Principal's Remarks
Next week will be the final week of primary school for our Year 6 students. One chapter ends for them, and another one opens. Yesterday as I watched the Lower Primary Christmas concert out on the playground lawn, I saw children beginning their primary school life. As I reflected on the efforts of our Foundations, Year 1s and Year 2s yesterday, I thought there were lessons for our Year 6s, but also for us all. I just loved the way our little ones gave it everything in their performances. Nothing was left as a half-hearted attempt.
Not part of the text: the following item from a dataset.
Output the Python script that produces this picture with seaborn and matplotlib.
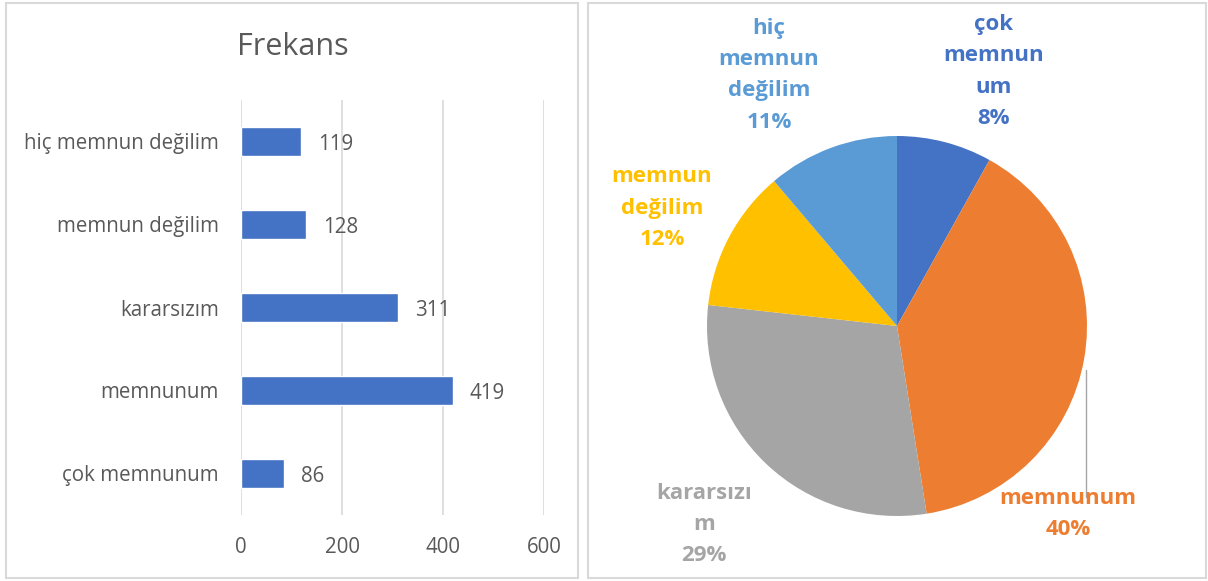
import numpy as np
import pandas as pd
import matplotlib
matplotlib.use("Agg")
import matplotlib.pyplot as plt
import seaborn as sns
from matplotlib.patches import Rectangle

# ── data ─────────────────────────────────────────
categories = ["hiç memnun değilim", "memnun değilim", "kararsızım", "memnunum", "çok memnunum"]
counts     = [119, 128, 311, 419, 86]
x_ticks    = [0, 200, 400, 600]

pie_order  = ["çok memnunum", "memnunum", "kararsızım", "memnun değilim", "hiç memnun değilim"]
pie_counts = [86, 419, 311, 128, 119]
pie_pct    = ["8%", "40%", "29%", "12%", "11%"]
pie_text   = ["çok\nmemnun\num", "memnunum", "kararsızı\nm", "memnun\ndeğilim", "hiç\nmemnun\ndeğilim"]
pie_colors = ["#4472C4", "#ED7D31", "#A5A5A5", "#FFC000", "#5B9BD5"]

# label placement (pie units, radius = 1)
label_pos  = [(0.51, 1.34), (0.90, -0.99), (-1.016, -1.045), (-1.237, 0.62), (-0.674, 1.32)]

sns.set_theme(style="white")
plt.rcParams["font.family"] = ["Open Sans", "DejaVu Sans"]
TXT = "#595959"

W, H = 1208, 581
fig = plt.figure(figsize=(W / 100, H / 100), dpi=100)

# panel frames
for x0, x1 in [(6, 578), (588, 1206)]:
    fig.patches.append(Rectangle((x0 / W, 3 / H), (x1 - x0) / W, (H - 6) / H,
                                 transform=fig.transFigure, fill=False,
                                 edgecolor="#D9D9D9", linewidth=1.5))

# ── left: bar chart ──────────────────────────────
df = pd.DataFrame({"cat": categories, "n": counts})
ax = fig.add_axes([241 / W, (H - 515) / H, 303 / W, 415 / H])
sns.barplot(data=df, y="cat", x="n", orient="h", color="#4472C4",
            width=0.35, saturation=1, ax=ax)
ax.set_xlim(0, 600)
ax.set_xticks(x_ticks)
ax.set_ylim(4.5, -0.5)
ax.set_xlabel("")
ax.set_ylabel("")
for s in ax.spines.values():
    s.set_visible(False)
ax.grid(axis="x", color="#D9D9D9", linewidth=1.2)
ax.grid(axis="y", visible=False)
ax.set_axisbelow(True)
ax.tick_params(axis="both", length=0, labelsize=14.8, labelcolor=TXT)
ax.tick_params(axis="x", pad=16)
ax.tick_params(axis="y", pad=16)
for i, v in enumerate(counts):
    ax.annotate(str(v), xy=(v, i), xytext=(17, -3), textcoords="offset pixels",
                ha="left", va="center", fontsize=14.8, color=TXT)
fig.text(293 / W, 1 - 47 / H, "Frekans", ha="center", va="center",
         fontsize=22, color=TXT)

# ── right: pie chart ─────────────────────────────
R = 190
cx, cy = 897, 326
pax = fig.add_axes([588 / W, 0, 618 / W, 1])
pax.pie(pie_counts, colors=pie_colors, startangle=90, counterclock=False,
        wedgeprops=dict(linewidth=0))
pax.set_xlim(-(cx - 588) / R, (1206 - cx) / R)
pax.set_ylim(-(H - cy) / R, cy / R)
pax.set_aspect("auto")
pax.axis("off")

for txt, pct, col, (lx, ly) in zip(pie_text, pie_pct, pie_colors, label_pos):
    pax.text(lx, ly, f"{txt}\n{pct}", ha="center", va="center", color=col,
             fontsize=16, fontweight="bold", linespacing=1.65)

# leader line for memnunum
pax.plot([0.995, 0.995], [-0.23, -0.9], color="#A6A6A6", linewidth=1)

fig.savefig("out.png", dpi=100)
It led me to think about the second part of Martin Luther King Junior's speech I mentioned in last week's remarks.
As he spoke to those high school graduates in Philadelphia in 1967 he said, “Secondly, in your life’s blueprint, you must have as a basic principle the determination to achieve excellence in your various fields of endeavor....If it falls to your lot to be a street sweeper, sweep streets like Michelangelo painted pictures. Sweep streets like Beethoven composed music. Sweep streets like Leontyne Price sings before the Metropolitan Opera. And sweep streets like Shakespeare wrote poetry. Sweep streets so well that all the hosts of Heaven and Earth will have to pause and say, ‘Here lived a great street sweeper who swept his job well.’” (King, 1967)
A determination to do the very best in all we do, despite how it may compare to the efforts of others, is certainly something we want to develop in our children as well as ourselves. How many times do we find ourselves casting envious glances at other people's abilities to do something better than us, then allowing that comparison to rob us of the joy of achieving our very best. Striving for excellence and doing our very best along the way, is something we should encourage and model to our children. It is my challenge to us all this week, student, parent, family and staff to do, and be, the very that we can be at whatever task we find ourselves doing.
Earlier in my life I lived in New Zealand and during our five years there I grew a respect for the traditional Maori culture of that beautiful country. There is a traditional Maori saying that is very appropriate as we consider encouraging our children and ourselves to do our very best. It says, “Aim for the highest cloud, so if you miss it, you will hit a high mountain.”
Our first school value is Respect, the fourth is Excellence. It is interesting that these values line up closely with the first two principles of Dr King's Blueprint speech.
The Bible puts it very simply for us, Ecclesiastes 9:10 MSG "Whatever turns up, grab it and do it. And heartily!”